One can of course prove this directly by substituting and computing the entries of the $2 \times 2$ matrix on the left-hand side, but here's an outline for a solution that reduces the amount of actual computation one needs to do.

Hint

  1. Prove the claim for diagonal matrices.
  2. Prove the claim for matrices similar to diagonal matrices. (Recall that the trace and determinant of a matrix, which up to sign are the linear and constant terms of the polynomial in $A$, are invariant under similarity.)
  3. Use the fact that the set of diagonalizable matrices (those similar to diagonal matrices) is dense in the set of all $2 \times 2$ matrices.

Remark This is anyway a special case of a more general fact: That any matrix $A$ satisfies $p_A(A)$, where $p_A$ is the characteristic polynomial $p_A(t) := \det(t I - A)$ of $A$.

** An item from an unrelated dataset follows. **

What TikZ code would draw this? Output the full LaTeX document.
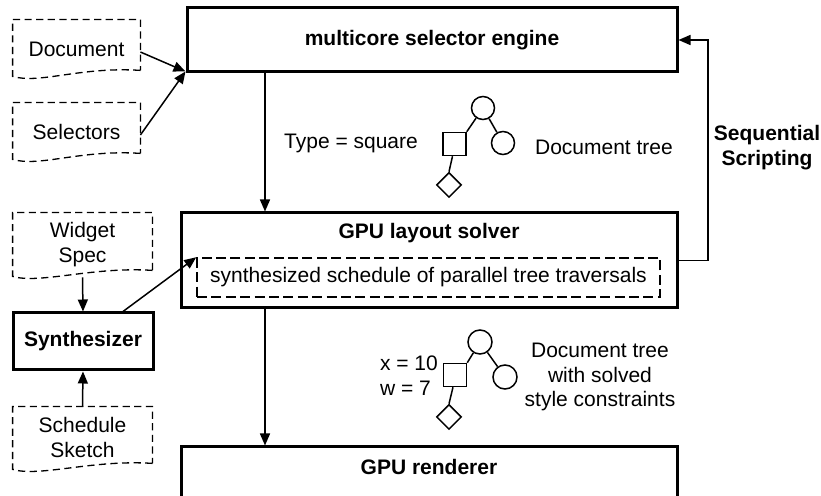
\documentclass[tikz,border=0pt]{standalone}
\usepackage{fontspec}
\setmainfont{Liberation Sans}
\usetikzlibrary{arrows.meta,shapes.geometric,calc}

% dashed "document" outline with a wavy lower edge, drawn around a named node
\newcommand\docshape[1]{%
  \draw[docline] (#1.south east)
    .. controls ($(#1.south east)+(-60,-4)$) and ($(#1.south west)+(27,14)$) ..
    ($(#1.south west)+(0,6)$) -- (#1.north west) -- (#1.north east) -- cycle;}

\begin{document}
\begin{tikzpicture}[x=0.5pt,y=-0.5pt,
  every node/.style={font=\fontsize{10.5pt}{12.4pt}\selectfont},
  title/.style={font=\fontsize{10.5pt}{12.4pt}\selectfont\bfseries},
  bigbox/.style={draw, line width=1.5pt, inner sep=0pt},
  docbox/.style={inner sep=0pt},
  docline/.style={line width=0.65pt, dash pattern=on 3.6pt off 2.2pt},
  conn/.style={line width=0.75pt, -{Triangle[length=6pt,width=5pt]}},
  tnode/.style={draw, line width=0.75pt, inner sep=0pt},
  tedge/.style={line width=0.75pt},
]
\useasboundingbox (0,0) rectangle (821,496);
\clip (0,0) rectangle (821,496);

% main pipeline boxes
\node[bigbox, title, minimum width=245pt, minimum height=32pt] (engine) at (432,40) {multicore selector engine};
\node[bigbox, minimum width=248pt, minimum height=47.5pt] (solver) at (429,260.5) {};
\node[title] (solvertitle) at (429,233) {GPU layout solver};
\node[draw, line width=0.75pt, dash pattern=on 5pt off 2.2pt, inner sep=0pt,
      minimum width=231.5pt, minimum height=19.5pt] (sched) at (428.5,277.5)
      {synthesized schedule of parallel tree traversals};
\node[bigbox, minimum width=248pt, minimum height=31pt] (renderer) at (429,478) {};
\node[title] (renderertitle) at (429,467) {GPU renderer};

% input documents
\node[docbox, minimum width=63.5pt, minimum height=25pt] (doc) at (76.5,45) {};
\node (doclabel) at (76.5,49) {Document};
\docshape{doc}
\node[docbox, minimum width=63.5pt, minimum height=25pt] (sel) at (76.5,128) {};
\node (sellabel) at (76.5,132) {Selectors};
\docshape{sel}
\node[docbox, minimum width=69.5pt, minimum height=28.5pt] (wspec) at (82.5,241.5) {};
\node[align=center] (wspeclabel) at (82.5,244.5) {Widget\\Spec};
\docshape{wspec}
\node[docbox, minimum width=69.5pt, minimum height=28pt] (ssketch) at (82.5,435) {};
\node[align=center] (ssketchlabel) at (82.5,437.5) {Schedule\\Sketch};
\docshape{ssketch}

\node[bigbox, title, minimum width=70pt, minimum height=28.5pt] (synth) at (83,341.5) {Synthesizer};

% document tree
\node[tnode, circle, minimum size=11.5pt] (t1a) at (483,108) {};
\node[tnode, circle, minimum size=11.5pt] (t1b) at (503,143) {};
\node[tnode, rectangle, minimum size=11.5pt] (t1s) at (454.5,144) {};
\node[tnode, diamond, minimum size=12.5pt] (t1d) at (449,185) {};
\draw[tedge] (t1s.north east) -- (t1a) (t1a) -- (t1b) ($(t1s.south)+(-2,0)$) -- (t1d.north);
\node (typelbl) at (351,143) {Type = square};
\node (tree1lbl) at (604,147) {Document tree};

% document tree with solved constraints
\node[tnode, circle, minimum size=12pt] (t2a) at (480,342) {};
\node[tnode, circle, minimum size=12pt] (t2b) at (505,377) {};
\node[tnode, rectangle, minimum size=11.5pt] (t2s) at (455,375) {};
\node[tnode, diamond, minimum size=12.5pt] (t2d) at (449,417) {};
\draw[tedge] (t2s.north east) -- (t2a) (t2a) -- (t2b) ($(t2s.south)+(-2,0)$) -- (t2d.north);
\node[align=left, anchor=west] (xw) at (373,375.5) {x = 10\\w = 7};
\node[align=center] (tree2lbl) at (600,377) {Document tree\\with solved\\style constraints};

\node[title, align=center] (seq) at (767,147.5) {Sequential\\Scripting};

% connectors
\coordinate (sx) at (265,0);
\coordinate (fb) at (708,0);
\draw[conn] (engine.south -| sx) -- (solver.north -| sx);
\draw[conn] (solver.south -| sx) -- (renderer.north -| sx);
\draw[conn] (solver.east) -- (solver.east -| fb) -- (engine.east -| fb) -- (engine.east);
\draw[conn] ($(doc.east)+(0,7)$) -- ($(engine.south west)+(0,-2)$);
\draw[conn] ($(sel.east)+(0,7)$) -- ($(engine.south west)+(0,-2)$);
\draw[conn] ($(wspec.south)+(0,7)$) -- (synth.north);
\draw[conn] (ssketch.north) -- (synth.south);
\draw[conn] ($(synth.north)+(40,0)$) -- (sched.north west);
\end{tikzpicture}
\end{document}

Note that $$ A^2= \begin{bmatrix} a^2+bc&ab+bd\\ ac+cd&cb+d^2 \end{bmatrix} $$ and $$ (tr A)A=(a+d) \begin{bmatrix} a&b\\ c&d \end{bmatrix}= \begin{bmatrix} a^2+ad&ab+bd\\ ac+cd&ad+d^2 \end{bmatrix} $$ so $$ (tr A)A-A^2= \begin{bmatrix} ad-bc&0\\ 0&ad-bc \end{bmatrix} = (det A) I $$

Also note that $$ t^2-(tr A)t +det A=0 $$ is the characteristic equation of the $2\times 2$ matrix $A$ and, by Cayley-Hamilton theorem a matrix satisfies his characteristic equation.